An Orpha Mae Klinker Christmas Card
Marvelous illustration of a portion of Oahu (Diamond Head, Waikiki, Oahu, Pearl Harbor, Kaneohe Bay, etc), prepared as a 1947 Christmas card by artist Orpha Klinker.
The map provides a lively look at Oahu immediately after War War II, and Klinker's visit, locating dozens of tourist attactions and points of interest, complete with Klinker's illustrated humor.
The card suggests that Klinker's travelled from San Francisco to Hawaii via the Matsonia, during which time she painted the portrait of Captain Johnson, Anna May Wong, the Pierre's and Miss La France, then returning by way of Los Angeles. Anna May Wong was an American actress, considered to be the first Chinese American Hollywood movie star, as well as the first Chinese American actress to gain international recognition.
Orpha Mae Klinker
Orpha Mae Klinker (1891–1964) was an American artist known for her California plein air landscape paintings and etchings as well as her portraiture and early California historic sites. She was also an active illustrator and graphic designer.
Klinker was recognized for her series of historical and pioneer paintings. She painted a series of portraits of notable Californians and memorialized many historic early California structures on canvas. On October 14, 1963, she was awarded a resolution by the City Council of Los Angeles, recognizing her outstanding professional skill and appreciation for the many honors she has brought to the city. The commendatory scroll praised Klinker for her role as an oil painter and mentioned many of her portrait subjects such as General John C. Frémont, Andrés Pico, José Antonio Carrillo and Dr. Joseph P. Widney.
Orpha Klinker designed the County Seal of Los Angeles in 1939, winning a design competition for Los Angeles County for an insignia that represented commerce, shipping, agriculture, airplane manufacturing, the motion picture industry, the petroleum industry and recreation.
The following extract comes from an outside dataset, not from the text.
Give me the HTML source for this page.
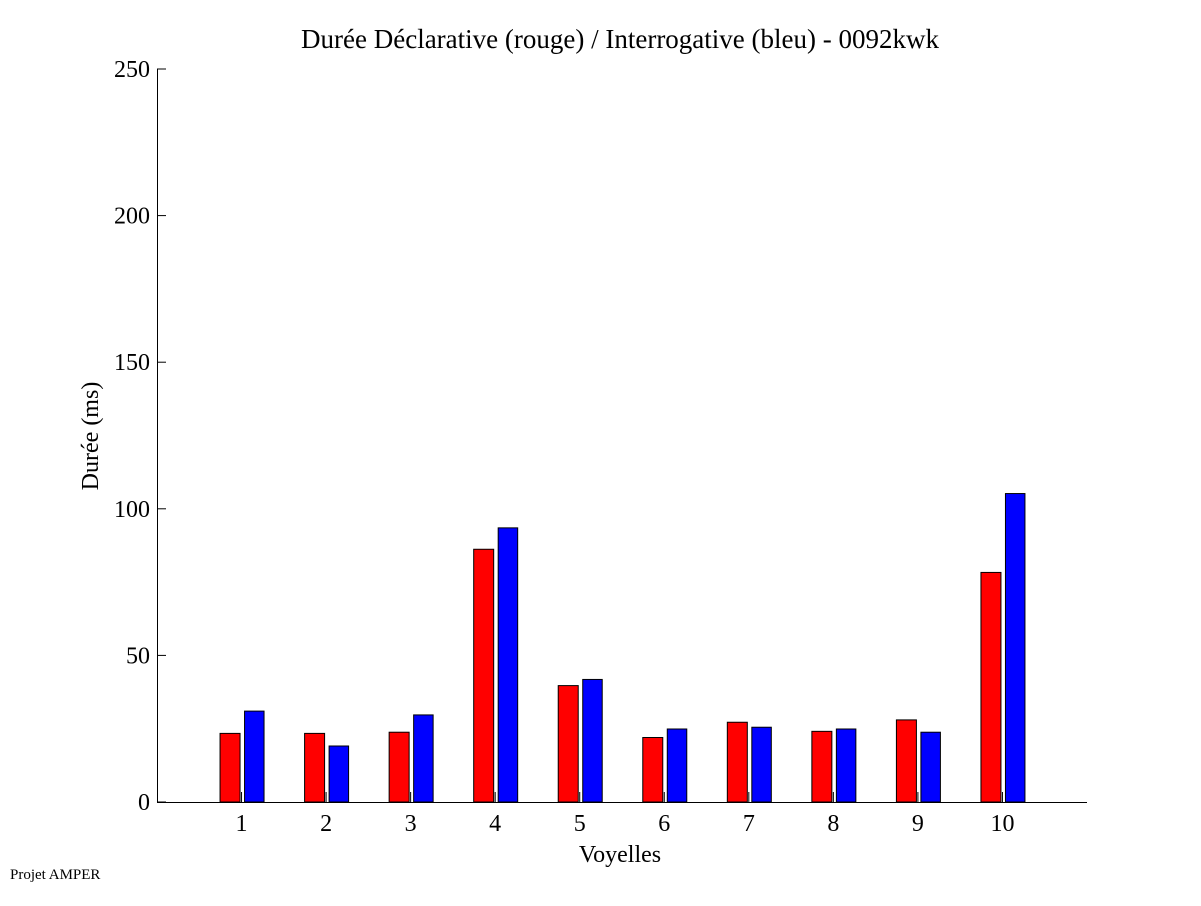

This insignia was in use by the County until 1957.
Four of Klinker's historic portraits are in the permanent collection of the Campo de Cahuenga historic site in Los Angeles, CA: John C. Fremont, Andres Pico, Mrs. A.S.C. Forbes, and Jose Antonio Carrillo. Klinker's oil portrait of former Los Angeles Mayor Frank L. Shaw hangs in the Los Angeles City Hall Tower in the gallery of mayors.
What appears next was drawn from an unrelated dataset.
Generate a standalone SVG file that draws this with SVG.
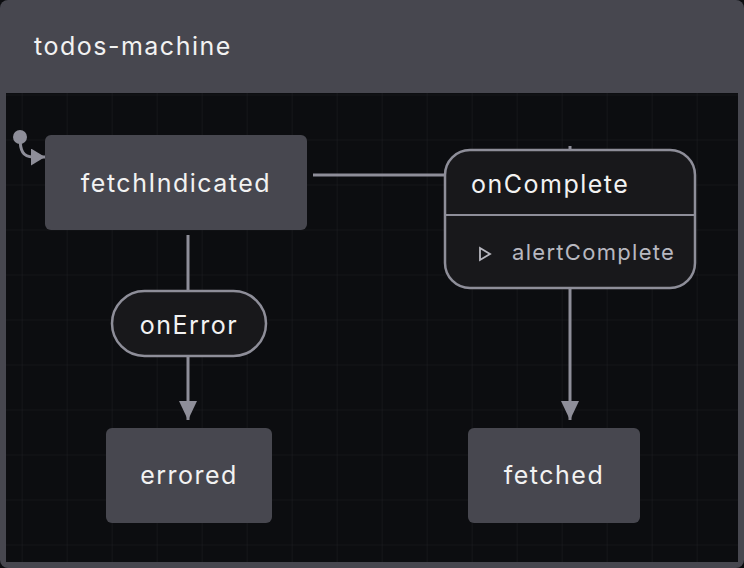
<svg xmlns="http://www.w3.org/2000/svg" width="744" height="568" viewBox="0 0 744 568">
  <defs>
    <pattern id="grid" x="21.7" y="4.5" width="45" height="45" patternUnits="userSpaceOnUse">
      <path d="M0 0 H45 M0 0 V45" fill="none" stroke="#1d1e22" stroke-width="1"/>
    </pattern>
    <marker id="arrow" viewBox="0 0 19 18" refX="19" refY="9" markerWidth="19" markerHeight="18" markerUnits="userSpaceOnUse" orient="auto">
      <path d="M0 0 L19 9 L0 18 Z" fill="#8e8e99"/>
    </marker>
    <marker id="arrowSmall" viewBox="0 0 14 17" refX="14" refY="8.5" markerWidth="14" markerHeight="17" markerUnits="userSpaceOnUse" orient="auto">
      <path d="M0 0 L14 8.5 L0 17 Z" fill="#8e8e99"/>
    </marker>
  </defs>
  <style>
    text { font-family: Inter, "Liberation Sans", sans-serif; }
    .state { fill: #47474f; }
    .label { fill: #f2f2f2; font-size: 25px; letter-spacing: 1.5px; }
    .center { text-anchor: middle; }
    .event { fill: #18181b; stroke: #8e8e99; stroke-width: 2.5; }
    .edge { fill: none; stroke: #8e8e99; stroke-width: 3; }
    .action { fill: #b8b8c0; font-size: 22px; letter-spacing: 1.3px; }
  </style>
  <rect x="0" y="0" width="744" height="568" fill="#0c0d10"/>
  <g id="machine">
    <rect x="0" y="0" width="744" height="568" rx="8" fill="#47474f"/>
    <rect x="6" y="93" width="732" height="469" fill="#0c0d10"/>
    <rect x="6" y="93" width="732" height="469" fill="url(#grid)"/>
    <text x="34" y="55" class="label">todos-machine</text>
  </g>
  <g id="connectors">
    <circle cx="20" cy="137" r="7" fill="#8e8e99"/>
    <path d="M20 137 C20 151 23 157 33 157 H45" class="edge" marker-end="url(#arrowSmall)"/>
    <path d="M313 175 H445" class="edge"/>
    <path d="M570 146 V150" class="edge"/>
    <path d="M570 288 V420" class="edge" marker-end="url(#arrow)"/>
    <path d="M188 235 V291" class="edge"/>
    <path d="M188 357 V420" class="edge" marker-end="url(#arrow)"/>
  </g>
  <g id="fetchIndicated">
    <rect x="45" y="135" width="262" height="95" rx="6" class="state"/>
    <text x="176" y="192" class="label center">fetchIndicated</text>
  </g>
  <g id="onComplete">
    <rect x="445" y="150" width="250" height="138" rx="25" class="event"/>
    <path d="M446 215 H694" stroke="#8e8e99" stroke-width="2"/>
    <text x="471" y="193" class="label">onComplete</text>
    <path d="M480 248 L490 254 L480 260 Z" fill="none" stroke="#b8b8c0" stroke-width="1.8"/>
    <text x="512" y="260" class="action">alertComplete</text>
  </g>
  <g id="onError">
    <rect x="112" y="291" width="154" height="65" rx="32.5" class="event"/>
    <text x="189" y="334" class="label center">onError</text>
  </g>
  <g id="errored">
    <rect x="106" y="428" width="166" height="95" rx="6" class="state"/>
    <text x="189" y="484" class="label center">errored</text>
  </g>
  <g id="fetched">
    <rect x="468" y="428" width="172" height="95" rx="6" class="state"/>
    <text x="554" y="484" class="label center">fetched</text>
  </g>
</svg>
Klinker designed the official flag for the City of Beverly Hills in California prior to July 1960.The flag was presented to the City of Beverly Hills by Jimmy McHugh and the Native Daughters of the Golden West. It was adapted by Klinker for the City's 50th Anniversary Celebration in 1964.
On February 23, 1955, California Congressman Gordon L. McDonough presented to the U. S. House of Representatives a new United States flag design created by Klinker incorporating two additional stars for the proposed statehood of Alaska and Hawaii. This was entered into Congressional Record on March 7, 1955. The new proposed design spelled the words "Freedom" with 50 white stars on a blue field. The record reflects, "The design created by Miss Klinker symbolizes the spirit of freedom which has ever represented the guiding principle of our American way of life, and when we again rearrange the stars of the flag, adoption of this design would truly represent within our flag this spirit of America." The proposed design change was not selected when the new 50-star U.S. flag was formally created.
McDonough also cites in the Congressional Record one of Klinker's noted patriotic oil paintings. He states, "Among her famous works is her painting in which freedom of religion, freedom of the press, freedom from want, and freedom to petition the government of the United States are represented." The painting was exhibited publicly at the Wilshire Federal Savings & Loan art gallery in Los Angeles. Klinker's painting, titled Symbols of Freedom was purchased by the Republican Women's Committee and in 1962 was presented to former American Vice-President, Richard Nixon, prior to his American Presidency, at his mother's home in Whittier, California. Correspondence regarding this work resides at the Nixon Presidential Library and Museum in Yorba Linda, California.